Rosenstein authorized Mueller to investigate Manafort for potential Russia collusion crimes
The background here is that a while back, Manafort filed a motion to dismiss the charges against him. Among other arguments, he claimed that Mueller exceeded his authority as special counsel by investigating and charging Manafort with crimes unrelated to his central assignment: investigating Russian interference in the 2016 election. (Manafort was instead hit with a series of alleged tax, bank fraud, and false statement charges on matters that mostly predated the campaign, focusing on his Ukrainian work.)
Mueller had to respond and has done so in this new filing. Some of his arguments rely on Justice Department authorities and past precedents involving the special counsel regulation. And, importantly, when Rosenstein appointed Mueller, he also gave him the authority to pursue “any matters that arose or may arise directly” from the Russia investigation.
But the most interesting parts of Mueller’s new filing are when he makes the case that the Manafort prosecution is closely tied to his Russian interference mandate.
Mueller does this, first, by providing a document we’ve never seen before. Dated August 2, 2017, it is a letter from Rosenstein confirming that Mueller does have the authority to investigate allegations involving several specific individuals. (And, Rosenstein writes, that these investigations properly fell under Mueller’s mandate all along.)
You can read the letter at this link, but large blocks of it related to other people Mueller is investigating are redacted, with only a comparatively short section related to Manafort unredacted. Still, this is the confirmation that Mueller was investigating Manafort for collusion with “Russian government officials” about Russian “efforts to interfere” with the presidential election. (It also confirms that Rosenstein specifically approved Mueller looking into Manafort’s Ukraine money.)
So the letter confirms that Mueller was investigating Manafort for potentially colluding with Russia.
Seven months have passed since then, though, and no charges on that front have yet materialized. Did Mueller hit a wall? Did he conclude there was nothing there? Or is he still actively pursuing the matter? We don’t really know.
Mueller argues that Manafort’s Ukraine ties are naturally connected to the Russia probe
In his own newer filing, Mueller understandably avoids making any uncharged allegations about Manafort and collusion crimes. However, he does more specifically lay out his team’s thinking on why Manafort’s Ukrainian work is naturally connected to the question of Russian interference in the 2016 election.
Rolling his eyes a bit, Mueller writes that an investigation of whether the Trump team colluded with Russia “would naturally cover ties that a former Trump campaign manager had to Russian-associated political operatives, Russian-backed politicians, and Russian oligarchs.” (The “duh” there is implied.)
He goes on to provide some more specifics later in that same paragraph:
I count five specific reasons Mueller offers for his focus on Manafort. Here they are (in bold), with my own interpretations added afterward.

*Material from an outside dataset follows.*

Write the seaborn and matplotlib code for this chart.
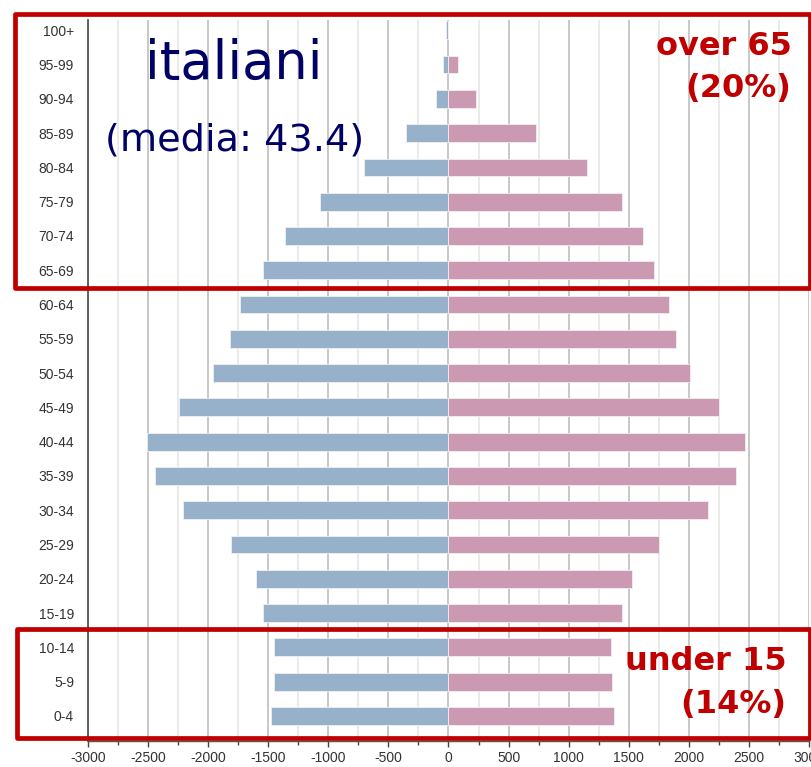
import matplotlib
matplotlib.use("Agg")
import matplotlib.pyplot as plt
import matplotlib.patches as patches
from matplotlib.ticker import MultipleLocator
import pandas as pd
import seaborn as sns

# age classes, top to bottom
ages = ["100+", "95-99", "90-94", "85-89", "80-84", "75-79", "70-74", "65-69",
        "60-64", "55-59", "50-54", "45-49", "40-44", "35-39", "30-34", "25-29",
        "20-24", "15-19", "10-14", "5-9", "0-4"]
# values (thousands)
maschi = [18, 47, 102, 355, 701, 1070, 1357, 1543,
          1737, 1820, 1959, 2244, 2505, 2441, 2211, 1806,
          1602, 1543, 1452, 1452, 1474]
femmine = [0, 83, 230, 729, 1153, 1444, 1615, 1707,
           1832, 1893, 2006, 2250, 2469, 2390, 2161, 1754,
           1524, 1444, 1352, 1363, 1374]
xticks = [-3000, -2500, -2000, -1500, -1000, -500, 0, 500, 1000, 1500, 2000, 2500, 3000]

df = pd.concat([
    pd.DataFrame({"eta": ages, "valore": [-v for v in maschi], "sesso": "M"}),
    pd.DataFrame({"eta": ages, "valore": femmine, "sesso": "F"}),
])

sns.set_style("white")
plt.rcParams["font.family"] = ["Liberation Sans", "DejaVu Sans"]
plt.rcParams["axes.unicode_minus"] = False

fig = plt.figure(figsize=(8.12, 7.67), dpi=100)
ax = fig.add_axes([88 / 812, 1 - 741 / 767, 721 / 812, (741 - 20) / 767])

ax.xaxis.set_major_locator(MultipleLocator(500))
ax.xaxis.set_minor_locator(MultipleLocator(250))
ax.grid(which="major", axis="x", color="#c4c4c4", lw=1.3)
ax.grid(which="minor", axis="x", color="#e8e8e8", lw=1.3)
ax.set_axisbelow(True)

sns.barplot(data=df, y="eta", x="valore", hue="sesso", order=ages,
            palette={"M": "#97b1cb", "F": "#cc99b3"}, dodge=False, saturation=1,
            width=0.52, legend=False, ax=ax, edgecolor="#f0f0f0", linewidth=0.6)

ax.set_xlim(-3000, 3000)
ax.set_ylim(20.73, -0.3)
ax.set_xticks(xticks)
ax.set_xticklabels([str(t) for t in xticks])
ax.set_xlabel("")
ax.set_ylabel("")
for s in ["top", "right"]:
    ax.spines[s].set_visible(False)
ax.spines["left"].set_color("#555555")
ax.spines["left"].set_linewidth(1.3)
ax.spines["bottom"].set_color("#555555")
ax.spines["bottom"].set_linewidth(1.0)
ax.tick_params(axis="y", length=0, pad=10, labelsize=10, labelcolor="#333333")
ax.tick_params(axis="x", which="both", direction="out", length=4, width=1,
               color="#444444", pad=3, labelsize=10, labelcolor="#333333", bottom=True)
ax.tick_params(axis="x", which="minor", length=3)

# annotations
navy = "#000066"
red = "#c00000"
fig.text(234 / 812, 1 - 79 / 767, "italiani", ha="center", va="baseline",
         fontsize=38, color=navy, family="DejaVu Sans")
fig.text(235 / 812, 1 - 150 / 767, "(media: 43.4)", ha="center", va="baseline",
         fontsize=27.5, color=navy, family="DejaVu Sans")
fig.text(792 / 812, 1 - 55 / 767, "over 65", ha="right", va="baseline",
         fontsize=23, color=red, weight="bold", family="DejaVu Sans")
fig.text(791 / 812, 1 - 97 / 767, "(20%)", ha="right", va="baseline",
         fontsize=23, color=red, weight="bold", family="DejaVu Sans")
fig.text(787 / 812, 1 - 670 / 767, "under 15", ha="right", va="baseline",
         fontsize=23, color=red, weight="bold", family="DejaVu Sans")
fig.text(786 / 812, 1 - 713 / 767, "(14%)", ha="right", va="baseline",
         fontsize=23, color=red, weight="bold", family="DejaVu Sans")

# boxes
def box(x0, y0, x1, y1):
    fig.add_artist(patches.Rectangle((x0 / 812, 1 - y1 / 767), (x1 - x0) / 812,
                                     (y1 - y0) / 767, transform=fig.transFigure,
                                     fill=False, edgecolor=red, lw=3.4,
                                     joinstyle="round"))

box(15.5, 14, 810, 287.5)
box(17, 629, 810, 737.5)

fig.savefig("out.png", dpi=100)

- Investigating his ties to Russian and Russia-tied figures: Manafort’s Ukraine work was done for the pro-Russia political party and then-government of Viktor Yanukovych. He also, as Mueller mentions in this new filing, has worked for the Russian oligarch Oleg Deripaska. Mueller argues that these “ties” clearly merited investigation.
- Probing interactions with Russian and Russia-associated figures, both before and during the campaign: It’s been publicly reported that while working for Trump, Manafort tried to brief Deripaska about the campaign. Manafort also remained in contact with Konstantin Kilimnik, a longtime business associate who Mueller says had ties to a Russian intelligence service in 2016.
- Exploring “motives and opportunities” for Manafort to coordinate with Russia: Mueller is not specific here, but Manafort’s longtime business history with pro-Russian entities provides one obvious motive for coordination. Manafort’s finances provide another — he was heavily in debt, and to Deripaska specifically. In fact, shortly after Manafort joined Trump’s campaign, he emailed Kilimnik some positive articles about his new gig and asked, “How do we use to get whole?”
- Exposing “possible channels for surreptitious communication”: This one is particularly intriguing. We know that in summer 2016, Kilimnik emailed Manafort with what seems to be vague, coded language about Deripaska. Kilimnik said he had “several important messages” from Deripaska, and that he had a “long caviar story” to tell (“caviar” is thought to be code for money). On August 2, 2016, Kilimnik and Manafort met in New York City. A few days later, Deripaska took a yacht trip with Russia’s deputy prime minister.
- To “follow the money trail”: The classic Watergate line.